### Source data
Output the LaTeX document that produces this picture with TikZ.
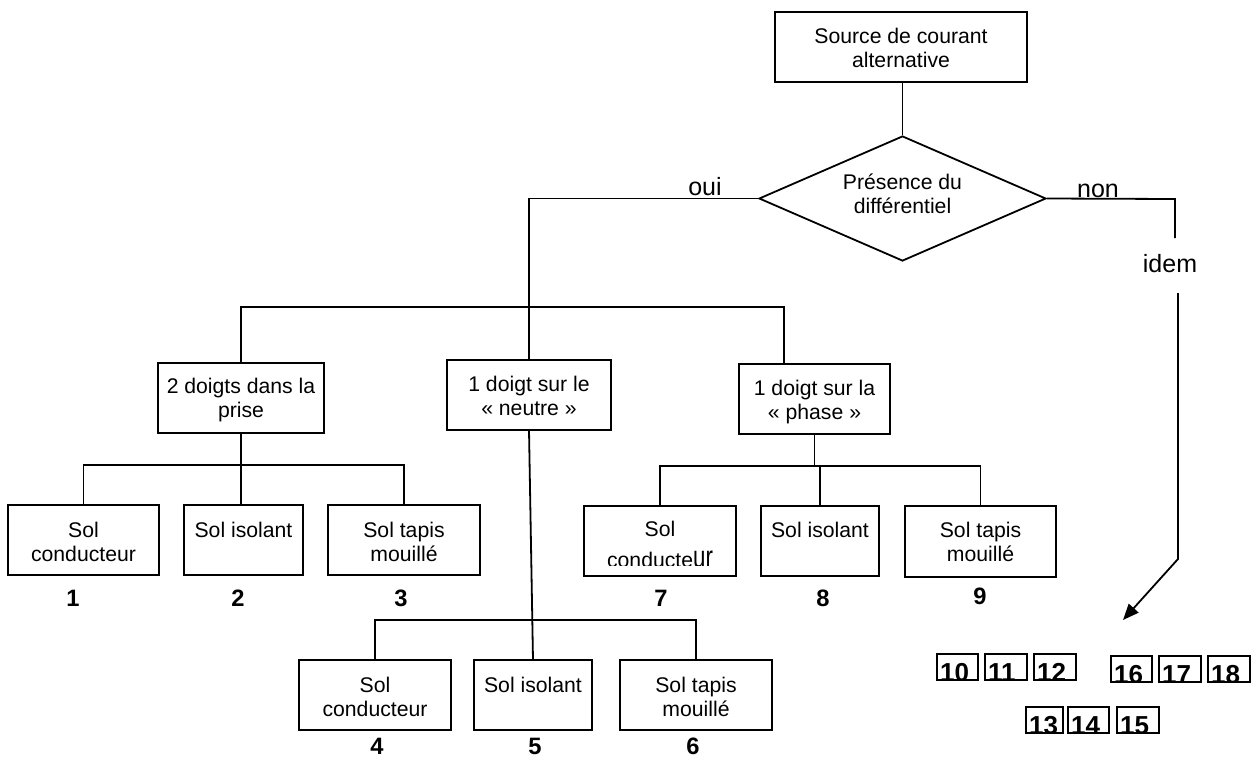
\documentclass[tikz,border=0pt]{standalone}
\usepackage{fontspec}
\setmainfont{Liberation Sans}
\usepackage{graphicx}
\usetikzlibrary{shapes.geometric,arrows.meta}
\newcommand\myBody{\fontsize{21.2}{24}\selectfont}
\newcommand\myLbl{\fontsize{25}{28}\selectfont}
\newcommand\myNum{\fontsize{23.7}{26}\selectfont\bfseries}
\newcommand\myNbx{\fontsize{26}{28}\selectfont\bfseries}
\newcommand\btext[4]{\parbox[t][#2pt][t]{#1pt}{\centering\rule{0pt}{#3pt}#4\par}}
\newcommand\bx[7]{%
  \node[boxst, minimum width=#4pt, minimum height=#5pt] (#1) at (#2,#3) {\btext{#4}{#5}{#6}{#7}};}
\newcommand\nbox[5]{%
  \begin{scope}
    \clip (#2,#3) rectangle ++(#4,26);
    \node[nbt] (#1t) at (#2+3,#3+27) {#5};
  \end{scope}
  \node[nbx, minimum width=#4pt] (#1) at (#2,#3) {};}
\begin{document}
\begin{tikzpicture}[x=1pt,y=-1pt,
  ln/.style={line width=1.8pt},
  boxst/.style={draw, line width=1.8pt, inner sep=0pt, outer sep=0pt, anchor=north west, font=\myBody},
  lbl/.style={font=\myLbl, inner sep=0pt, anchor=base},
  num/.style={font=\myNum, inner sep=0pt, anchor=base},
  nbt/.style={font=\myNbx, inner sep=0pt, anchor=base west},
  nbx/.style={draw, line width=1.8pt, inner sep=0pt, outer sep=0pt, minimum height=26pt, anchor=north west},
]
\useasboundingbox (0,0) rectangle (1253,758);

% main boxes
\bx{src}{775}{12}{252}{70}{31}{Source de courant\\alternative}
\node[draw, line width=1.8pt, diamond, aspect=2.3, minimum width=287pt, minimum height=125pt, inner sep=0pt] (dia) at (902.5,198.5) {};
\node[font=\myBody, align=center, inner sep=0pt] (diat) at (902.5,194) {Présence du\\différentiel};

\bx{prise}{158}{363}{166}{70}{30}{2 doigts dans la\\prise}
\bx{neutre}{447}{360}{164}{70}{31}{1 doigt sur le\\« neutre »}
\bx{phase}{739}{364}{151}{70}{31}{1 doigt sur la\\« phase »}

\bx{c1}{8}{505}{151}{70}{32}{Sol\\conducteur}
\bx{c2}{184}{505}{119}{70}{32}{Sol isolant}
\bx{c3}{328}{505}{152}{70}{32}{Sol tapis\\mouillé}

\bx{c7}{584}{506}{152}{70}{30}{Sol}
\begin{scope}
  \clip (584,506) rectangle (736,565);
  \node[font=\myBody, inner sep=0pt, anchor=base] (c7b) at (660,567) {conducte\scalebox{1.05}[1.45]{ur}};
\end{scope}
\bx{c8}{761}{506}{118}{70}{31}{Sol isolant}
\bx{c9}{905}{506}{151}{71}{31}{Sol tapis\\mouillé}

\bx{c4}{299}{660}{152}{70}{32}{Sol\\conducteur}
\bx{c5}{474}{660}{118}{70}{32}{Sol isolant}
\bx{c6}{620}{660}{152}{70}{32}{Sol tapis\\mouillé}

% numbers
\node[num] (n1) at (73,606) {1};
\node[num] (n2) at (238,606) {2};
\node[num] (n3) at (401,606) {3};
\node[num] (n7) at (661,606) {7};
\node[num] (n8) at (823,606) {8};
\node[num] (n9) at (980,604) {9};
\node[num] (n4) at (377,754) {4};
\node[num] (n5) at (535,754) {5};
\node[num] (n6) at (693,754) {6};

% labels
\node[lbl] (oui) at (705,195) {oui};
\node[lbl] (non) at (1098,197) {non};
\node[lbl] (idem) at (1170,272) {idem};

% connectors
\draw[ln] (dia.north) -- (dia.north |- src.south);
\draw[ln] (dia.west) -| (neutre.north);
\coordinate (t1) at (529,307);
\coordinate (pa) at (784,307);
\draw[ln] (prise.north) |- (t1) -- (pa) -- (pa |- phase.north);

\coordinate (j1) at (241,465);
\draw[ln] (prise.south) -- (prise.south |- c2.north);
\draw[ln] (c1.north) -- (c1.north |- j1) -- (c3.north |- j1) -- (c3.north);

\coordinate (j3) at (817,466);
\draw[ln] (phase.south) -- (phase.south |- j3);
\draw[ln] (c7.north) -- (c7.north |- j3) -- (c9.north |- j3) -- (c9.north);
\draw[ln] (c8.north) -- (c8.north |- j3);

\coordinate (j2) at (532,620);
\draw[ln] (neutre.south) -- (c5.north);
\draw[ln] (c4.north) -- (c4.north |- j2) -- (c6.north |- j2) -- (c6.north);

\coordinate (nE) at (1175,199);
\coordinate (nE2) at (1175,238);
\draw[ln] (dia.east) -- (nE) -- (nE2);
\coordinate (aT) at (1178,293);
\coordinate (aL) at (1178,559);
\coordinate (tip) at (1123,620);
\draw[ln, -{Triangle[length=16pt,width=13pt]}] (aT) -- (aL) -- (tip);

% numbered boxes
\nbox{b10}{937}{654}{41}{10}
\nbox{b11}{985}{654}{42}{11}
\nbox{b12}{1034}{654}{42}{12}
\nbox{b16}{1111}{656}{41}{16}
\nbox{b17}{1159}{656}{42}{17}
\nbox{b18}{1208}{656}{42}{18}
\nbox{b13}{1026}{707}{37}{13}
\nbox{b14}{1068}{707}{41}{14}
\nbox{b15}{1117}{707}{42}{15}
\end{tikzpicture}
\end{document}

### Your objective
Extract the full listing exactly, with the pictures left out.

### Result of this exercise
Output the LaTeX document that produces this picture with TikZ.
\documentclass[tikz,border=0pt]{standalone}
\usepackage{fontspec}
\setmainfont{Liberation Sans}
\usepackage{graphicx}
\usetikzlibrary{shapes.geometric,arrows.meta}
\newcommand\myBody{\fontsize{21.2}{24}\selectfont}
\newcommand\myLbl{\fontsize{25}{28}\selectfont}
\newcommand\myNum{\fontsize{23.7}{26}\selectfont\bfseries}
\newcommand\myNbx{\fontsize{26}{28}\selectfont\bfseries}
\newcommand\btext[4]{\parbox[t][#2pt][t]{#1pt}{\centering\rule{0pt}{#3pt}#4\par}}
\newcommand\bx[7]{%
  \node[boxst, minimum width=#4pt, minimum height=#5pt] (#1) at (#2,#3) {\btext{#4}{#5}{#6}{#7}};}
\newcommand\nbox[5]{%
  \begin{scope}
    \clip (#2,#3) rectangle ++(#4,26);
    \node[nbt] (#1t) at (#2+3,#3+27) {#5};
  \end{scope}
  \node[nbx, minimum width=#4pt] (#1) at (#2,#3) {};}
\begin{document}
\begin{tikzpicture}[x=1pt,y=-1pt,
  ln/.style={line width=1.8pt},
  boxst/.style={draw, line width=1.8pt, inner sep=0pt, outer sep=0pt, anchor=north west, font=\myBody},
  lbl/.style={font=\myLbl, inner sep=0pt, anchor=base},
  num/.style={font=\myNum, inner sep=0pt, anchor=base},
  nbt/.style={font=\myNbx, inner sep=0pt, anchor=base west},
  nbx/.style={draw, line width=1.8pt, inner sep=0pt, outer sep=0pt, minimum height=26pt, anchor=north west},
]
\useasboundingbox (0,0) rectangle (1253,758);

% main boxes
\bx{src}{775}{12}{252}{70}{31}{Source de courant\\alternative}
\node[draw, line width=1.8pt, diamond, aspect=2.3, minimum width=287pt, minimum height=125pt, inner sep=0pt] (dia) at (902.5,198.5) {};
\node[font=\myBody, align=center, inner sep=0pt] (diat) at (902.5,194) {Présence du\\différentiel};

\bx{prise}{158}{363}{166}{70}{30}{2 doigts dans la\\prise}
\bx{neutre}{447}{360}{164}{70}{31}{1 doigt sur le\\« neutre »}
\bx{phase}{739}{364}{151}{70}{31}{1 doigt sur la\\« phase »}

\bx{c1}{8}{505}{151}{70}{32}{Sol\\conducteur}
\bx{c2}{184}{505}{119}{70}{32}{Sol isolant}
\bx{c3}{328}{505}{152}{70}{32}{Sol tapis\\mouillé}

\bx{c7}{584}{506}{152}{70}{30}{Sol}
\begin{scope}
  \clip (584,506) rectangle (736,565);
  \node[font=\myBody, inner sep=0pt, anchor=base] (c7b) at (660,567) {conducte\scalebox{1.05}[1.45]{ur}};
\end{scope}
\bx{c8}{761}{506}{118}{70}{31}{Sol isolant}
\bx{c9}{905}{506}{151}{71}{31}{Sol tapis\\mouillé}

\bx{c4}{299}{660}{152}{70}{32}{Sol\\conducteur}
\bx{c5}{474}{660}{118}{70}{32}{Sol isolant}
\bx{c6}{620}{660}{152}{70}{32}{Sol tapis\\mouillé}

% numbers
\node[num] (n1) at (73,606) {1};
\node[num] (n2) at (238,606) {2};
\node[num] (n3) at (401,606) {3};
\node[num] (n7) at (661,606) {7};
\node[num] (n8) at (823,606) {8};
\node[num] (n9) at (980,604) {9};
\node[num] (n4) at (377,754) {4};
\node[num] (n5) at (535,754) {5};
\node[num] (n6) at (693,754) {6};

% labels
\node[lbl] (oui) at (705,195) {oui};
\node[lbl] (non) at (1098,197) {non};
\node[lbl] (idem) at (1170,272) {idem};

% connectors
\draw[ln] (dia.north) -- (dia.north |- src.south);
\draw[ln] (dia.west) -| (neutre.north);
\coordinate (t1) at (529,307);
\coordinate (pa) at (784,307);
\draw[ln] (prise.north) |- (t1) -- (pa) -- (pa |- phase.north);

\coordinate (j1) at (241,465);
\draw[ln] (prise.south) -- (prise.south |- c2.north);
\draw[ln] (c1.north) -- (c1.north |- j1) -- (c3.north |- j1) -- (c3.north);

\coordinate (j3) at (817,466);
\draw[ln] (phase.south) -- (phase.south |- j3);
\draw[ln] (c7.north) -- (c7.north |- j3) -- (c9.north |- j3) -- (c9.north);
\draw[ln] (c8.north) -- (c8.north |- j3);

\coordinate (j2) at (532,620);
\draw[ln] (neutre.south) -- (c5.north);
\draw[ln] (c4.north) -- (c4.north |- j2) -- (c6.north |- j2) -- (c6.north);

\coordinate (nE) at (1175,199);
\coordinate (nE2) at (1175,238);
\draw[ln] (dia.east) -- (nE) -- (nE2);
\coordinate (aT) at (1178,293);
\coordinate (aL) at (1178,559);
\coordinate (tip) at (1123,620);
\draw[ln, -{Triangle[length=16pt,width=13pt]}] (aT) -- (aL) -- (tip);

% numbered boxes
\nbox{b10}{937}{654}{41}{10}
\nbox{b11}{985}{654}{42}{11}
\nbox{b12}{1034}{654}{42}{12}
\nbox{b16}{1111}{656}{41}{16}
\nbox{b17}{1159}{656}{42}{17}
\nbox{b18}{1208}{656}{42}{18}
\nbox{b13}{1026}{707}{37}{13}
\nbox{b14}{1068}{707}{41}{14}
\nbox{b15}{1117}{707}{42}{15}
\end{tikzpicture}
\end{document}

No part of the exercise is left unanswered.